* **Supplied material**

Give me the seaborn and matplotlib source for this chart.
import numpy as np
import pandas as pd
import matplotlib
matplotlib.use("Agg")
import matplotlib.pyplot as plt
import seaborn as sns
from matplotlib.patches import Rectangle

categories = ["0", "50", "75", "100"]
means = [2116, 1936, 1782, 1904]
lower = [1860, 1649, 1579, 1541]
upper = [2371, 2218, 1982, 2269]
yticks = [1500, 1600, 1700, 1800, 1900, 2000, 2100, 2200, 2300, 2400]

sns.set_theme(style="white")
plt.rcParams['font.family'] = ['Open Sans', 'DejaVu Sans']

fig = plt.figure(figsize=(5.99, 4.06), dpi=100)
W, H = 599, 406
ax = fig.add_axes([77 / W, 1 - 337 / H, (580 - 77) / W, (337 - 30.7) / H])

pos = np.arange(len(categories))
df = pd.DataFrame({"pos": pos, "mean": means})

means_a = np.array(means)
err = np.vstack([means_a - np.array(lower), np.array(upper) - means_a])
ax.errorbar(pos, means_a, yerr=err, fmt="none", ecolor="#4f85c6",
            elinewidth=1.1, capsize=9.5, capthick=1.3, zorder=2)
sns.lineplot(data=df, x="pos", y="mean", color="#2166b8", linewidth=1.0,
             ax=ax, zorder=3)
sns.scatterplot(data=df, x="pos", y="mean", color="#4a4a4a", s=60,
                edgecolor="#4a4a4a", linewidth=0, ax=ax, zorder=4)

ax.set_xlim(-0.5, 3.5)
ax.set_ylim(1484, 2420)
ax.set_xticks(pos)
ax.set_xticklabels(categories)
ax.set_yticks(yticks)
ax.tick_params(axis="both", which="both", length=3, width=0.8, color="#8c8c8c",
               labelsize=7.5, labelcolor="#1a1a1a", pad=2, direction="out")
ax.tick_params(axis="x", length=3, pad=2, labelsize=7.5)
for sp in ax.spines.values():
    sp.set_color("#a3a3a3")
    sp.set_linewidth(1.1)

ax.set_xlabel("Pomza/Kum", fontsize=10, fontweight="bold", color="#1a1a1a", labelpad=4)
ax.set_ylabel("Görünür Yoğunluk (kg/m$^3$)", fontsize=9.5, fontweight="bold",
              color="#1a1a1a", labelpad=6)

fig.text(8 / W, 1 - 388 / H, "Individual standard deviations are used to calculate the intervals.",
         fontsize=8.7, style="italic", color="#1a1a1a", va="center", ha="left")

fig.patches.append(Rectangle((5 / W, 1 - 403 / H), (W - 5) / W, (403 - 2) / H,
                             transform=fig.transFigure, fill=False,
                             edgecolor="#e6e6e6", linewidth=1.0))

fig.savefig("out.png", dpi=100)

* **The request**
Would you copy out each line exactly as written?

* **Response to this exercise**
Give me the seaborn and matplotlib source for this chart.
import numpy as np
import pandas as pd
import matplotlib
matplotlib.use("Agg")
import matplotlib.pyplot as plt
import seaborn as sns
from matplotlib.patches import Rectangle

categories = ["0", "50", "75", "100"]
means = [2116, 1936, 1782, 1904]
lower = [1860, 1649, 1579, 1541]
upper = [2371, 2218, 1982, 2269]
yticks = [1500, 1600, 1700, 1800, 1900, 2000, 2100, 2200, 2300, 2400]

sns.set_theme(style="white")
plt.rcParams['font.family'] = ['Open Sans', 'DejaVu Sans']

fig = plt.figure(figsize=(5.99, 4.06), dpi=100)
W, H = 599, 406
ax = fig.add_axes([77 / W, 1 - 337 / H, (580 - 77) / W, (337 - 30.7) / H])

pos = np.arange(len(categories))
df = pd.DataFrame({"pos": pos, "mean": means})

means_a = np.array(means)
err = np.vstack([means_a - np.array(lower), np.array(upper) - means_a])
ax.errorbar(pos, means_a, yerr=err, fmt="none", ecolor="#4f85c6",
            elinewidth=1.1, capsize=9.5, capthick=1.3, zorder=2)
sns.lineplot(data=df, x="pos", y="mean", color="#2166b8", linewidth=1.0,
             ax=ax, zorder=3)
sns.scatterplot(data=df, x="pos", y="mean", color="#4a4a4a", s=60,
                edgecolor="#4a4a4a", linewidth=0, ax=ax, zorder=4)

ax.set_xlim(-0.5, 3.5)
ax.set_ylim(1484, 2420)
ax.set_xticks(pos)
ax.set_xticklabels(categories)
ax.set_yticks(yticks)
ax.tick_params(axis="both", which="both", length=3, width=0.8, color="#8c8c8c",
               labelsize=7.5, labelcolor="#1a1a1a", pad=2, direction="out")
ax.tick_params(axis="x", length=3, pad=2, labelsize=7.5)
for sp in ax.spines.values():
    sp.set_color("#a3a3a3")
    sp.set_linewidth(1.1)

ax.set_xlabel("Pomza/Kum", fontsize=10, fontweight="bold", color="#1a1a1a", labelpad=4)
ax.set_ylabel("Görünür Yoğunluk (kg/m$^3$)", fontsize=9.5, fontweight="bold",
              color="#1a1a1a", labelpad=6)

fig.text(8 / W, 1 - 388 / H, "Individual standard deviations are used to calculate the intervals.",
         fontsize=8.7, style="italic", color="#1a1a1a", va="center", ha="left")

fig.patches.append(Rectangle((5 / W, 1 - 403 / H), (W - 5) / W, (403 - 2) / H,
                             transform=fig.transFigure, fill=False,
                             edgecolor="#e6e6e6", linewidth=1.0))

fig.savefig("out.png", dpi=100)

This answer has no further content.